SEOUL, South Korea -- North Korea early Friday launched a short-range ballistic missile toward its eastern waters and flew warplanes near the border with South Korea, further raising animosities triggered by the North's recent barrage of weapons tests.
The North Korean moves suggest it would keep up a provocative run of weapons tests designed to bolster its nuclear capability for now. Some experts say North Korea would eventually want the United States and others to accept it as a nuclear state, lifting economic sanctions and making other concessions.
South Korea's Joint Chiefs of Staff said in a statement the missile lifted off from the North's capital region at about noon Thursday. It said South Korea boosted its surveillance posture and maintains military readiness in close coordination with the United States.
Japanese Defense Minister Yasukazu Hamada said the missile flew on an "irregular" trajectory -- a possible reference to describe the North's highly maneuverable KN-23 weapon modeled on Russia's Iskander missile.
"Whatever the intentions are, North Korea's repeated ballistic missile launches are absolutely impermissible and we cannot overlook its substantial advancement of missile technology," Hamada said. "North Korea's series of actions pose threats to Japan, as well as the region and the international community, and are absolutely intolerable."
He said the missile traveled as far as 403 miles at the maximum altitude of 30 miles before landing in waters between the Korean Peninsula and Japan.
The U.S. Indo-Pacific Command said in a statement the North Korean launch didn't pose an immediate threat to U.S. personnel or territory, or to its allies, adding that the U.S. commitments to the defense of South Korea and Japan remain "ironclad."
It was the latest in a series of missile launches by North Korea in recent weeks.
North Korea said Monday that its missile tests in the past two weeks simulated nuclear attacks on key South Korean and U.S. targets. It said the tests included a new intermediate-range missile that flew over Japan and demonstrated a potential range to reach the U.S. Pacific territory of Guam, and a ballistic missile fired from an inland reservoir, a first for the country.

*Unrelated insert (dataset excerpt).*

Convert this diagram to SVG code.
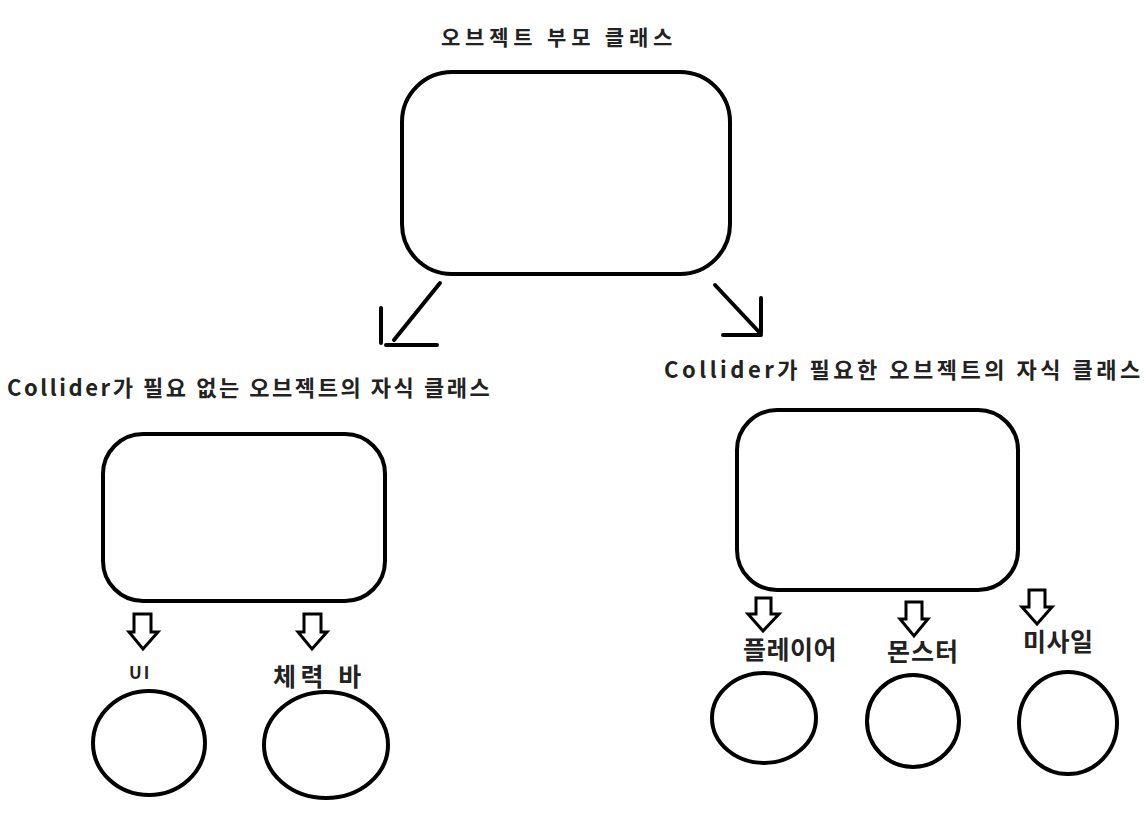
<svg xmlns="http://www.w3.org/2000/svg" width="1144" height="818" viewBox="0 0 1144 818">
<style>
.s{fill:none;stroke:#000;stroke-width:4;stroke-linecap:round;stroke-linejoin:round}
.h{fill:#fff;stroke:#000;stroke-width:3;stroke-linejoin:miter}
.t{font-family:"Noto Sans CJK KR","Noto Sans",sans-serif;font-weight:bold;fill:#222;font-size:22px}
.b{font-size:25px;letter-spacing:0.5px}
</style>
<rect width="1144" height="818" fill="#fff"/>
<g id="parent">
<text class="t" x="441" y="45" style="font-size:21px;letter-spacing:4.8px">오브젝트 부모 클래스</text>
<rect class="s" x="402" y="72" width="328" height="202" rx="50"/>
</g>
<g id="child-no-collider">
<text class="t" x="7" y="396" style="letter-spacing:2.55px">Collider가 필요 없는 오브젝트의 자식 클래스</text>
<rect class="s" x="103" y="434" width="282" height="167" rx="40"/>
</g>
<g id="child-collider">
<text class="t" x="664" y="378" style="letter-spacing:3.5px">Collider가 필요한 오브젝트의 자식 클래스</text>
<rect class="s" x="737" y="410" width="281" height="180" rx="40"/>
</g>
<g id="ui">
<text class="t" x="129" y="679" style="font-size:17px;letter-spacing:2px">UI</text>
<ellipse class="s" cx="149" cy="743" rx="56" ry="52"/>
</g>
<g id="hpbar">
<text class="t b" x="273" y="686" style="letter-spacing:4.5px">체력 바</text>
<ellipse class="s" cx="326" cy="745" rx="62" ry="53"/>
</g>
<g id="player">
<text class="t b" x="743" y="659">플레이어</text>
<ellipse class="s" cx="764" cy="718" rx="52" ry="45"/>
</g>
<g id="monster">
<text class="t b" x="887" y="661" style="letter-spacing:1px">몬스터</text>
<ellipse class="s" cx="913" cy="721" rx="46" ry="46"/>
</g>
<g id="missile">
<text class="t b" x="1023" y="651">미사일</text>
<ellipse class="s" cx="1068" cy="723" rx="49" ry="51"/>
</g>
<g id="connectors">
<path class="s" d="M440 283 L394 340 M381 308 L381 343 M386 345 L437 345"/>
<path class="s" d="M715 285 L760 333 M761 298 L761 333 M723 335 L761 335"/>
<path class="h" d="M134 614 H151 V632 H158 L143 649 L129 632 H134 Z"/>
<path class="h" d="M304 614 H321 V632 H327 L312 649 L298 632 H304 Z"/>
<path class="h" d="M756 598 H771 V614 H779 L763 631 L748 614 H756 Z"/>
<path class="h" d="M906 602 H922 V619 H928 L914 636 L900 619 H906 Z"/>
<path class="h" d="M1029 590 H1045 V607 H1052 L1037 624 L1022 607 H1029 Z"/>
</g>
</svg>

North Korea said the weapons tests were meant to issue a warning to Seoul and Washington for staging "dangerous" joint naval exercises involving a U.S. aircraft carrier.
Friday's launch was the North's second since its announcement on the simulation of nuclear strikes. Some observers had predicted North Korea would likely temporarily pause its testing activities in consideration of its major ally China, which is set to begin a major political conference Sunday to give President Xi Jinping a third five-year term as party leader.
North Korea said leader Kim Jong Un supervised the test-launches Wednesday of long-range cruise missiles that he said successfully demonstrated his military's expanding nuclear strike capabilities.
After the tests, Kim praised the readiness of his nuclear forces, which he said were fully prepared for "actual war to bring enemies under their control at a blow" with various weapons systems that are "mobile, precise and powerful." He also vowed to expand the operational realm of his nuclear armed forces, according to KCNA.
The urgency of North Korea's nuclear program has grown since it passed a new law last month authorizing the preemptive use of nuclear weapons over a broad range of situations.
Most of the recent North Korean tests were mostly of short-range nuclear-capable missiles targeting South Korea. Some experts say North Korea's possible upcoming nuclear test, the first of in five years, would be related to manufacture battlefield tactical warheads to be placed on such short-range missiles.
These developments sparked security jitters in South Korea, with some politicians and scholars renewing their calls for the U.S. to redeploy its tactical nuclear weapons in South Korea as deterrence against intensifying North Korean nuclear threats.
South Korea's Joint Chiefs of Staff said in a separate statement that North Korea had flown warplanes near the rivals' border late Thursday and early Friday, prompting South Korea to scramble fighter jets.
The North Korean planes flew as close as 7 miles north of the inter-Korean border. South Korea responded by scrambling F-35 jets and other warplanes, according to the Joint Chiefs of Staff.
There were no reports of clashes. A similar incident took place earlier last week, but it was still uncommon for North Korea to fly its warplanes near the border. Also, in the previous flight last week, North Korean warplanes flew much farther away from the border.
North Korea's military early Friday accused South Korea of carrying out artillery fire for about 10 hours near the border. It didn't say whether the artillery fire was an exercise or firing at North Korea. The North Korean military said it took unspecified "strong military countermeasures" in response.
"The (North) Korean People's Army sends a stern warning to the South Korean military inciting military tension in the front-line area with reckless action," an unidentified spokesman for the General Staff of the Korean People's Army said in a statement carried by the official Korean Central News Agency.
The public affairs office at the South Korean Defense Ministry said it had no immediate comment.